Begin at the top of the entries below and write out every line through the one containing "(0,0) rectangle (1731,787);", excluding pictures.

[Code that draws figures]
● ● ●

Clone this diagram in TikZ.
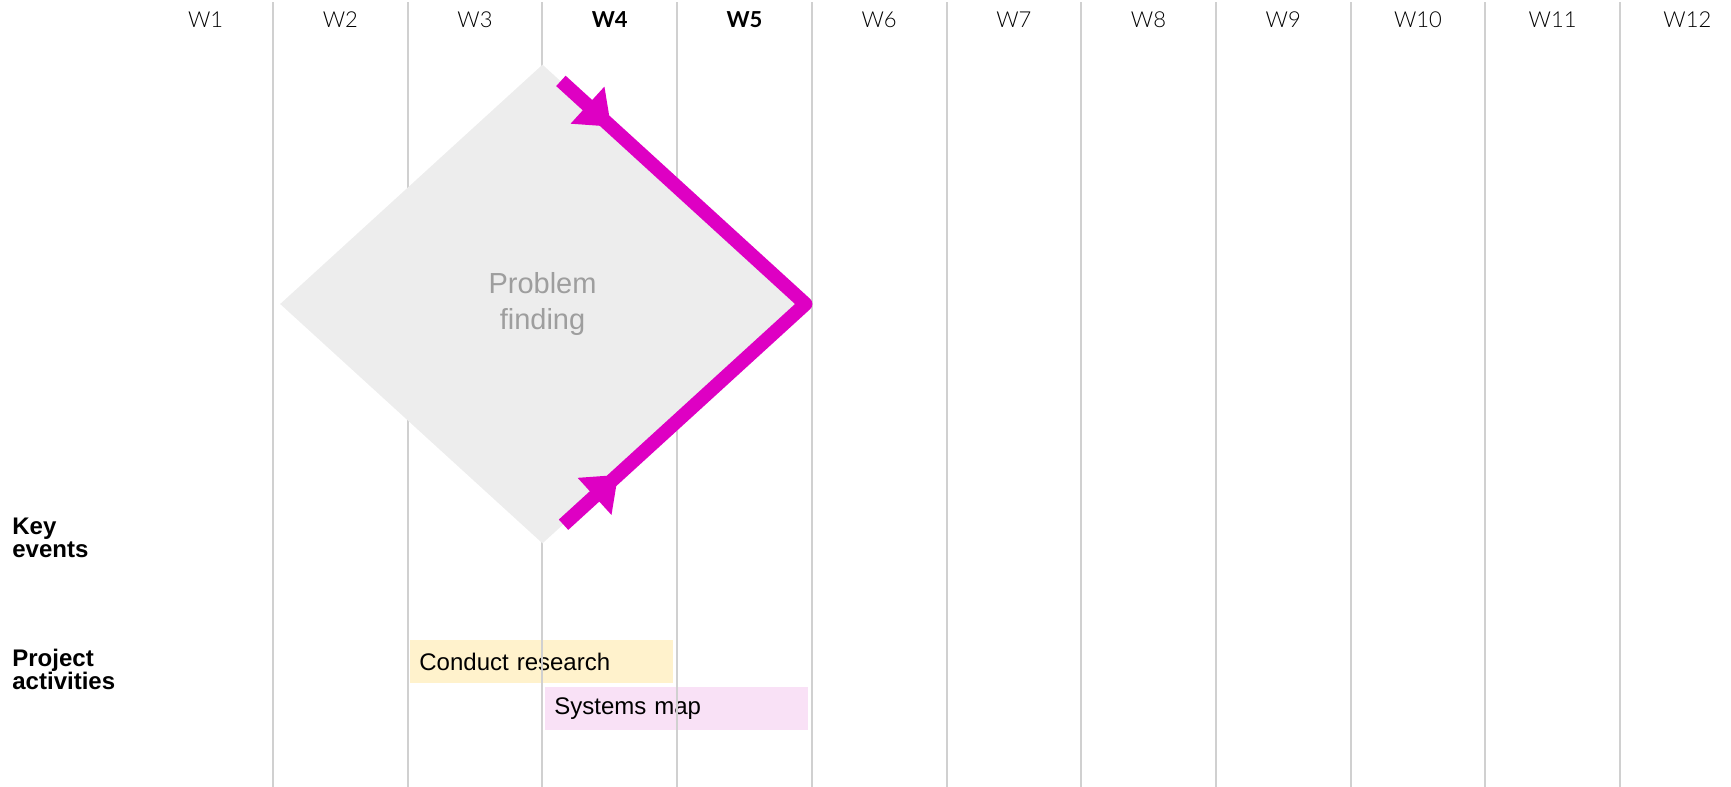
\documentclass[tikz,border=0pt]{standalone}
\usepackage{fontspec}
\setmainfont{Liberation Sans}
\newfontfamily\weekfont{Lato Light}[BoldFont={Lato Bold}]
\usepackage{tikz}
\usetikzlibrary{arrows.meta}
\usetikzlibrary{calc}
\usetikzlibrary{decorations.markings}
\usetikzlibrary{shapes.geometric}
\definecolor{gridgrey}{HTML}{D0D0D0}
\definecolor{diamondgrey}{HTML}{EDEDED}
\definecolor{labelgrey}{HTML}{9E9E9E}
\definecolor{flowmagenta}{HTML}{DE00C3}
\definecolor{researchfill}{HTML}{FFF2CC}
\definecolor{mapfill}{HTML}{F9E1F6}

\begin{document}
\begin{tikzpicture}[x=0.5pt, y=-0.5pt,
	week/.style={font=\weekfont\fontsize{11}{13}\selectfont, anchor=center},
	rowlabel/.style={font=\bfseries\fontsize{12}{11.2}\selectfont, align=left, inner sep=0pt, anchor=base west},
	actbox/.style={anchor=north west, minimum height=21.5pt, text width=122.5pt, inner xsep=4.5pt, inner ysep=0pt, align=left, font=\fontsize{12}{14}\selectfont},
	flow/.style={color=flowmagenta, line width=7pt, line join=round,
		decoration={markings,
			mark=at position 34pt with {\arrow{Triangle[length=16pt,width=24pt]}},
			mark=at position -37pt with {\arrowreversed{Triangle[length=16pt,width=24pt]}}},
		postaction={decorate}}]
	\useasboundingbox (0,0) rectangle (1731,787);

	\node[actbox, fill=researchfill]
		(research) at (410,640) {Conduct research};
	\node[actbox, fill=mapfill]
		(sysmap) at (545,687) {Systems map};

	\foreach \k in {1,...,11}{
		\draw[color=gridgrey, line width=1pt]
			({138.3+134.7*\k},2) -- ({138.3+134.7*\k},787);
	}

	\foreach \k in {1,...,12}{
		\node[week]
			(w\k) at ({70.95+134.7*\k},20) {\ifnum\k=4 \bfseries\fi\ifnum\k=5 \bfseries\fi W\k};
	}

	\node[rowlabel]
		(keyev) at (12,557) {Key\\events};
	\node[rowlabel]
		(projact) at (12,689) {Project\\activities};

	\node[diamond, fill=diamondgrey, inner sep=0pt, minimum width=262.5pt, minimum height=239.5pt,
		align=center, text=labelgrey, font=\fontsize{14.5}{18}\selectfont]
		(pf) at (542.5,304) {Problem\\finding};

	\draw[flow]
		($(pf.north)!0.07!(pf.east)$) -- (pf.east) -- ($(pf.south)!0.08!(pf.east)$);
\end{tikzpicture}
\end{document}
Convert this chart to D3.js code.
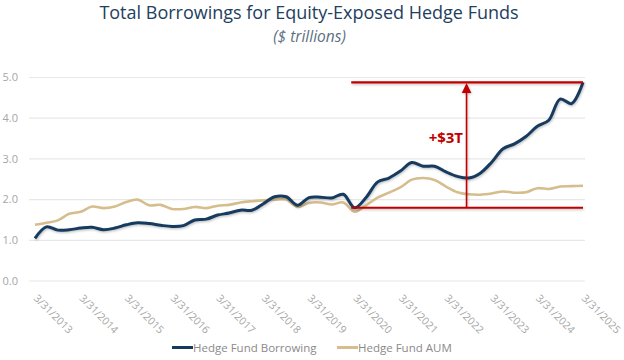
<!DOCTYPE html>
<html>
<head>
<meta charset="utf-8">
<script src="https://cdn.jsdelivr.net/npm/d3@7"></script>
<style>
  html, body { margin: 0; padding: 0; background: #ffffff; }
  svg { display: block; font-family: "Open Sans", "Noto Sans", sans-serif; }
</style>
</head>
<body>
<svg id="chart" width="624" height="360"></svg>
<script>
// ---- data ----
const years = [2013, 2014, 2015, 2016, 2017, 2018, 2019, 2020, 2021, 2022, 2023, 2024, 2025];
const tickLabels = years.map(y => "3/31/" + y);
// quarterly observations, 3/31/2013 .. 3/31/2025
const borrowing = [
  1.05, 1.33, 1.25, 1.26, 1.30, 1.32, 1.26, 1.30, 1.38, 1.43, 1.41, 1.37,
  1.34, 1.36, 1.50, 1.52, 1.62, 1.67, 1.74, 1.74, 1.90, 2.07, 2.07, 1.86,
  2.05, 2.06, 2.04, 2.13, 1.80, 2.05, 2.43, 2.53, 2.70, 2.91, 2.82, 2.82,
  2.68, 2.57, 2.53, 2.65, 2.92, 3.25, 3.37, 3.55, 3.80, 3.95, 4.47, 4.36, 4.88
];
const aum = [
  1.38, 1.43, 1.49, 1.65, 1.70, 1.83, 1.79, 1.83, 1.94, 2.00, 1.86, 1.87,
  1.77, 1.77, 1.82, 1.79, 1.85, 1.87, 1.93, 1.96, 1.98, 2.00, 2.00, 1.82,
  1.92, 1.93, 1.88, 1.93, 1.70, 1.86, 2.05, 2.17, 2.30, 2.49, 2.53, 2.48,
  2.32, 2.18, 2.13, 2.12, 2.15, 2.20, 2.17, 2.18, 2.28, 2.26, 2.32, 2.33, 2.34
];
const yTicks = [0, 1, 2, 3, 4, 5];
const seriesNames = ["Hedge Fund Borrowing", "Hedge Fund AUM"];
// annotation: bracket from the 2020 low to the latest value
const annoLow = 1.80, annoHigh = 4.88;
const annoStartIdx = 27.7, annoEndIdx = 48, annoArrowIdx = 37.8;
const annoLabel = "+$3T";

// ---- layout ----
const svg = d3.select("#chart");
const navy = "#163a5e", tan = "#d6bd8d", red = "#c00000";
const x = d3.scaleLinear().domain([0, borrowing.length - 1]).range([35, 583]);
const y = d3.scaleLinear().domain([0, 5]).range([281, 77.5]);

// title
svg.append("text").attr("x", 309).attr("y", 19).attr("text-anchor", "middle")
  .attr("font-size", 18).attr("fill", "#22405e")
  .text("Total Borrowings for Equity-Exposed Hedge Funds");
svg.append("text").attr("x", 309.5).attr("y", 42).attr("text-anchor", "middle")
  .attr("font-size", 15.5).attr("font-style", "italic").attr("fill", "#5d6f82")
  .text("($ trillions)");

// gridlines + y labels
const yAxis = svg.append("g");
yAxis.selectAll("line").data(yTicks).join("line")
  .attr("x1", 29).attr("x2", 585)
  .attr("y1", d => y(d)).attr("y2", d => y(d))
  .attr("stroke", "#e8e8e8").attr("stroke-width", 1.2);
yAxis.selectAll("text").data(yTicks).join("text")
  .attr("x", 18).attr("y", d => y(d)).attr("dy", "0.35em")
  .attr("text-anchor", "end").attr("font-size", 11).attr("fill", "#a6a6a6")
  .text(d => d3.format(".1f")(d));

// x labels (every 4th quarter)
const xAxis = svg.append("g");
xAxis.selectAll("text").data(tickLabels).join("text")
  .attr("transform", (d, i) => `translate(${x(i * 4) - 2},299) rotate(45)`)
  .attr("font-size", 10.5).attr("fill", "#a6a6a6")
  .text(d => d);

// shadow filter
const defs = svg.append("defs");
const f = defs.append("filter").attr("id", "shadow").attr("x", "-5%").attr("y", "-5%")
  .attr("width", "110%").attr("height", "120%");
f.append("feDropShadow").attr("dx", 0.8).attr("dy", 1.2).attr("stdDeviation", 0.9)
  .attr("flood-color", "#000").attr("flood-opacity", 0.25);

const line = d3.line().x((d, i) => x(i)).y(d => y(d)).curve(d3.curveCatmullRom.alpha(0.5));

svg.append("path").datum(aum).attr("d", line)
  .attr("fill", "none").attr("stroke", tan).attr("stroke-width", 2.6)
  .attr("stroke-linejoin", "round");
svg.append("path").datum(borrowing).attr("d", line)
  .attr("fill", "none").attr("stroke", navy).attr("stroke-width", 3)
  .attr("stroke-linejoin", "round").attr("filter", "url(#shadow)");

// annotation
const anno = svg.append("g").attr("filter", "url(#shadow)");
[annoLow, annoHigh].forEach(v => {
  anno.append("line")
    .attr("x1", x(annoStartIdx)).attr("x2", x(annoEndIdx))
    .attr("y1", y(v)).attr("y2", y(v))
    .attr("stroke", red).attr("stroke-width", 2.2);
});
const ax = x(annoArrowIdx);
anno.append("line").attr("x1", ax).attr("x2", ax)
  .attr("y1", y(annoLow)).attr("y2", y(annoHigh) + 9)
  .attr("stroke", red).attr("stroke-width", 1.6);
anno.append("path")
  .attr("d", `M${ax},${y(annoHigh) + 0.5} L${ax - 4.8},${y(annoHigh) + 10.5} L${ax + 4.8},${y(annoHigh) + 10.5} Z`)
  .attr("fill", red);
svg.append("text").attr("x", ax - 3.5).attr("y", 142.5).attr("text-anchor", "end")
  .attr("font-size", 15).attr("font-weight", "bold").attr("fill", red)
  .text(annoLabel);

// legend
const legend = svg.append("g");
const legendItems = [
  { name: seriesNames[0], color: navy, x0: 172 },
  { name: seriesNames[1], color: tan, x0: 337 }
];
legendItems.forEach(it => {
  legend.append("line").attr("x1", it.x0).attr("x2", it.x0 + 21)
    .attr("y1", 347.5).attr("y2", 347.5)
    .attr("stroke", it.color).attr("stroke-width", 3);
  legend.append("text").attr("x", it.x0 + 21).attr("y", 351.5)
    .attr("font-size", 11.5).attr("fill", "#8a8a8a").text(it.name);
});
</script>
</body>
</html>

● ● ●

ANSWER TO THE EXERCISE
Clone this diagram in TikZ.
\documentclass[tikz,border=0pt]{standalone}
\usepackage{fontspec}
\setmainfont{Liberation Sans}
\newfontfamily\weekfont{Lato Light}[BoldFont={Lato Bold}]
\usepackage{tikz}
\usetikzlibrary{arrows.meta}
\usetikzlibrary{calc}
\usetikzlibrary{decorations.markings}
\usetikzlibrary{shapes.geometric}
\definecolor{gridgrey}{HTML}{D0D0D0}
\definecolor{diamondgrey}{HTML}{EDEDED}
\definecolor{labelgrey}{HTML}{9E9E9E}
\definecolor{flowmagenta}{HTML}{DE00C3}
\definecolor{researchfill}{HTML}{FFF2CC}
\definecolor{mapfill}{HTML}{F9E1F6}

\begin{document}
\begin{tikzpicture}[x=0.5pt, y=-0.5pt,
	week/.style={font=\weekfont\fontsize{11}{13}\selectfont, anchor=center},
	rowlabel/.style={font=\bfseries\fontsize{12}{11.2}\selectfont, align=left, inner sep=0pt, anchor=base west},
	actbox/.style={anchor=north west, minimum height=21.5pt, text width=122.5pt, inner xsep=4.5pt, inner ysep=0pt, align=left, font=\fontsize{12}{14}\selectfont},
	flow/.style={color=flowmagenta, line width=7pt, line join=round,
		decoration={markings,
			mark=at position 34pt with {\arrow{Triangle[length=16pt,width=24pt]}},
			mark=at position -37pt with {\arrowreversed{Triangle[length=16pt,width=24pt]}}},
		postaction={decorate}}]
	\useasboundingbox (0,0) rectangle (1731,787);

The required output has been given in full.